[Begin]

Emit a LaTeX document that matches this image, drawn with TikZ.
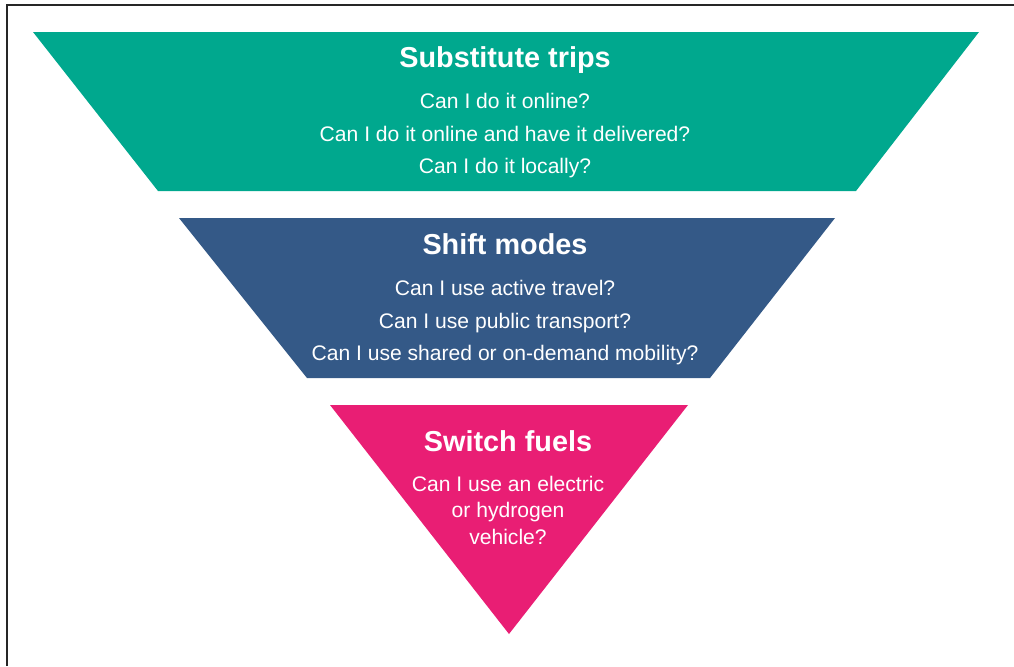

[End]
[Begin]

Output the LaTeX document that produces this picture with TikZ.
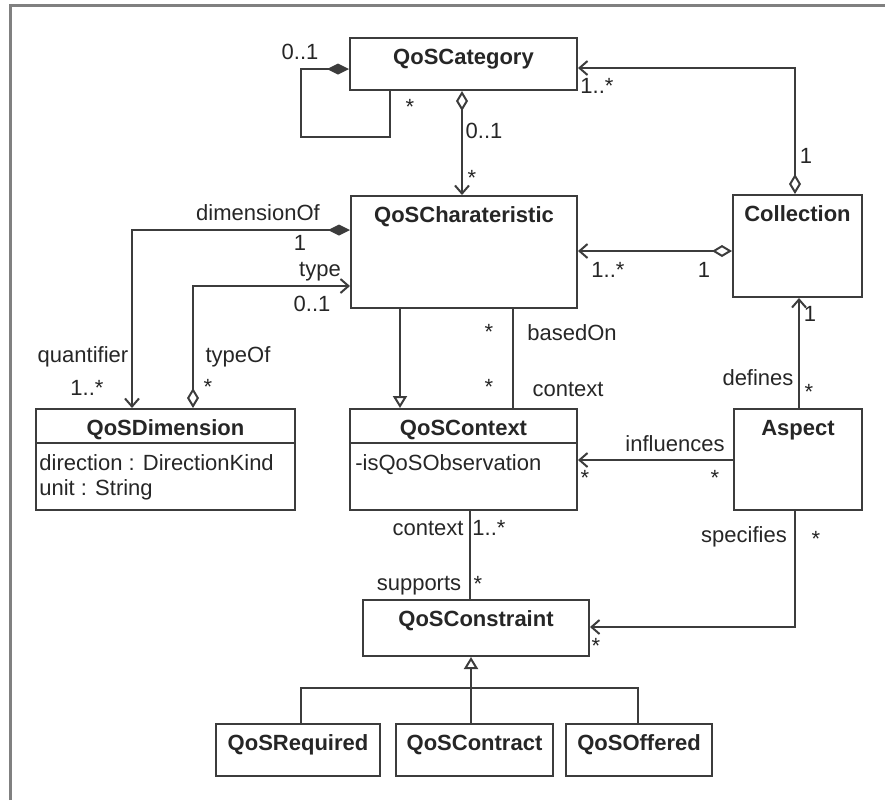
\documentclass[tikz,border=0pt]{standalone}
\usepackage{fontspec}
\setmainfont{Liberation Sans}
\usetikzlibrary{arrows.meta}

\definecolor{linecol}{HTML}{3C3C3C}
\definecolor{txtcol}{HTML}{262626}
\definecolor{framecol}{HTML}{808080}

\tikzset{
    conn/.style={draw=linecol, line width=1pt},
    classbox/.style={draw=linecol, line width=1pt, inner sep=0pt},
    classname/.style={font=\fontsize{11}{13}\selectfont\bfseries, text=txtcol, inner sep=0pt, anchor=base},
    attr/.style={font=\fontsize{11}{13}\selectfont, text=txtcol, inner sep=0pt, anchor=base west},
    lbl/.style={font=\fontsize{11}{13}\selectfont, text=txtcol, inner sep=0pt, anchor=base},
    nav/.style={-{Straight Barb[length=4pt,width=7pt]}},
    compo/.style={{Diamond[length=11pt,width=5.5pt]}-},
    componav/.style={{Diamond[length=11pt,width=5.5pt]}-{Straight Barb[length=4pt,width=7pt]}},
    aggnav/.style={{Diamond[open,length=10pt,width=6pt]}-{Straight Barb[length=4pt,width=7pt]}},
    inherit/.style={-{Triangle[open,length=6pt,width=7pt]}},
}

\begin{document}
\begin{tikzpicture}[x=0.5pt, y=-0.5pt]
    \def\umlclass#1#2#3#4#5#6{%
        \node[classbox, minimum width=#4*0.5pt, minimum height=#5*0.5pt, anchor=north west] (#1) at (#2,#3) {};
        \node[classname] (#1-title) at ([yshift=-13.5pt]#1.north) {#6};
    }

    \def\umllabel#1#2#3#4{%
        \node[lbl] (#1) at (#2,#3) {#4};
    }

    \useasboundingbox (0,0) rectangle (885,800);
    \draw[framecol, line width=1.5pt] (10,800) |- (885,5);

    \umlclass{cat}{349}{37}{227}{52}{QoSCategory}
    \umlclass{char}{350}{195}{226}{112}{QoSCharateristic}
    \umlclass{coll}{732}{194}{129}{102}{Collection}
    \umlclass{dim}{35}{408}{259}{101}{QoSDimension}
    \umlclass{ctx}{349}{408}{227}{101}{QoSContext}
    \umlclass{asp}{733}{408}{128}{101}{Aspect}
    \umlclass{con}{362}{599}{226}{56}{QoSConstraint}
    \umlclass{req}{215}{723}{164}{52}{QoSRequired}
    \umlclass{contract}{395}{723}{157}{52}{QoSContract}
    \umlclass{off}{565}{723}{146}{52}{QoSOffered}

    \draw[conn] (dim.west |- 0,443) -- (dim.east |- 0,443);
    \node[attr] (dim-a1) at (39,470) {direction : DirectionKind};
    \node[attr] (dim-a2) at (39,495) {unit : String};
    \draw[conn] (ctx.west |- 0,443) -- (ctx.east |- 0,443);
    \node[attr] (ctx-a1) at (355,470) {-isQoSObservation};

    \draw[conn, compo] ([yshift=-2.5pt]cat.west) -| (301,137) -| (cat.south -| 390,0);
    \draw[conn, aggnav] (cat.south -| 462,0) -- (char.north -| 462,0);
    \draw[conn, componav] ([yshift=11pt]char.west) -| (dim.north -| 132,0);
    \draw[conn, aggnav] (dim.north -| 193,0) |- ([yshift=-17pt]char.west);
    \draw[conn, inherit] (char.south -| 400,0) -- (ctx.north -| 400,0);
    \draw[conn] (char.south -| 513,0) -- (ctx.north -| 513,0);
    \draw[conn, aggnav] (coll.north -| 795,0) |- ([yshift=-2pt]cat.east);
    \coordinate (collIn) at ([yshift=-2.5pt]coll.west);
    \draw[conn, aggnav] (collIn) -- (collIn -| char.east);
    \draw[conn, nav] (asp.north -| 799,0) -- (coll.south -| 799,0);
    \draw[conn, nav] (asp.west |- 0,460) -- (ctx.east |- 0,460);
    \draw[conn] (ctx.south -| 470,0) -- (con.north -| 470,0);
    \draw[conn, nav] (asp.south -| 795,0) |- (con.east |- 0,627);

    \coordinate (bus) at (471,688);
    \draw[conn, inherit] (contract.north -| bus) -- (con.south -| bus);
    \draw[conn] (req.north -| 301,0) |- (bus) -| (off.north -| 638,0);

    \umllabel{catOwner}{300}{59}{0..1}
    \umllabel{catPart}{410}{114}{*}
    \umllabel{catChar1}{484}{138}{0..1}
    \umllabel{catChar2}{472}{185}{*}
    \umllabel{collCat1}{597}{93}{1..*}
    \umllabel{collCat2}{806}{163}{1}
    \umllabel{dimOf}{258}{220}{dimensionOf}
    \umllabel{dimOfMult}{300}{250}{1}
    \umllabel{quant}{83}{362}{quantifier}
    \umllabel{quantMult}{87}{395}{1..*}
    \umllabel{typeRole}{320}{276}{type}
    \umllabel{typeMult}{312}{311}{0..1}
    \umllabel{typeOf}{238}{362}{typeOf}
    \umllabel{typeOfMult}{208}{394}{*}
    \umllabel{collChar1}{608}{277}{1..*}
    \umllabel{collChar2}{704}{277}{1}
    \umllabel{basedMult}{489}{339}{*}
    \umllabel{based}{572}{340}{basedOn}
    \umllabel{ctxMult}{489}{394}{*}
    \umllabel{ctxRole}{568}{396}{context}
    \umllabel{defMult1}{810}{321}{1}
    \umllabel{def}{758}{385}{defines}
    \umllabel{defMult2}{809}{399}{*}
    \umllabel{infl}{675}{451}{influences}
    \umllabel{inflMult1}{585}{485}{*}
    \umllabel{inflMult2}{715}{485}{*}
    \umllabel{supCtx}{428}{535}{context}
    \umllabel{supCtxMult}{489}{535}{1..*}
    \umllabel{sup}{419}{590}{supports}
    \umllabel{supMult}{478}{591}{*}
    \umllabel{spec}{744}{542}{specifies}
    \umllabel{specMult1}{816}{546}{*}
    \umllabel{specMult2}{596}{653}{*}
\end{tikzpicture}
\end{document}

[End]

▶ _Your task_
Give every line of the material that includes the string "with".

▶ _Exercise solution_
Emit a LaTeX document that matches this image, drawn with TikZ.
Output the LaTeX document that produces this picture with TikZ.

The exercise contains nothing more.